The five-step felling plan!

Felling Plan

Article contributed by ArborMaster

One of Noah Webster’s definitions of an accident is an unplanned event. So, it stands to reason that to avoid accidents, plan your work and work your plan! When felling trees, it is vital to have and use a felling plan. The five-step felling plan incorporates up-to-date cutting methods, is widely used by professional chainsaw operators worldwide and has recently been adopted into the ANSI Z-133.1 Standard for tree-care operations. Using the five-step felling plan will help you to achieve successful results consistently.

#1 – Identify height and hazards – Decide on the most desirable direction to fell the tree.

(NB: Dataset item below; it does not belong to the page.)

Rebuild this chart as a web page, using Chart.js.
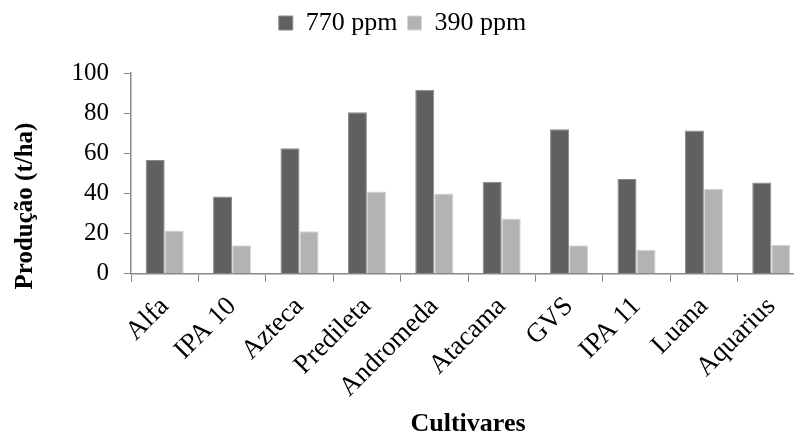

Use a reliable method to determine the height of the tree relative to the direction of fall. Look for tree defects, decay, electrical conductors, or any other characteristics of the tree that may affect the felling plan. Consider obstacles within the felling site such as structures, pavement and outdoor furnishings. Some can be moved if necessary; others will have to be avoided. Assess the strength and direction of the wind.

Plan Your Work

#2 – Assess the side lean – This often determines whether or not the hinge will hold and whether or not we may need to remove some weight from the bad side. This also gives us the information to determine the “good” and “bad” sides of the tree for the feller to stand when making the final cut.

#3 – Escape route – Always think about your escape route before you begin the felling operation. The escape route should be at a 45-degree angle opposite the felling direction. Be sure to walk your escape route before making any felling cuts and clear any obstacles or hazards before beginning to fell the tree. (Remember to use your escape route as soon as or before the tree begins to fall.)


#4 – Hinge plan – The face notch and hinge are critical to safe, accurate, consistent felling results. Plan the size, depth and placement of the notch. Determine the desired thickness and length of the hinge.

#5 – Back cut technique – The back cut is often taken for granted, yet it is often the cause of felling accidents. Forward or back lean may determine what kind of back cut you will use: the straight forward back cut or the bore cut. The degree of forward or back lean will determine how many wedges and/or whether a pull rope will be necessary and how much power may be required to pull/move the tree over the pivot point (the hinge). Remember that if the tree is too thin, there may not be enough wood for a notch, hinge, bore cut and back/holding strap. In that case it will be necessary to use the straight forward back cut. Remember to finish the felling cut on the “good” side of the tree and use your escape route as soon as the tree begins to fall.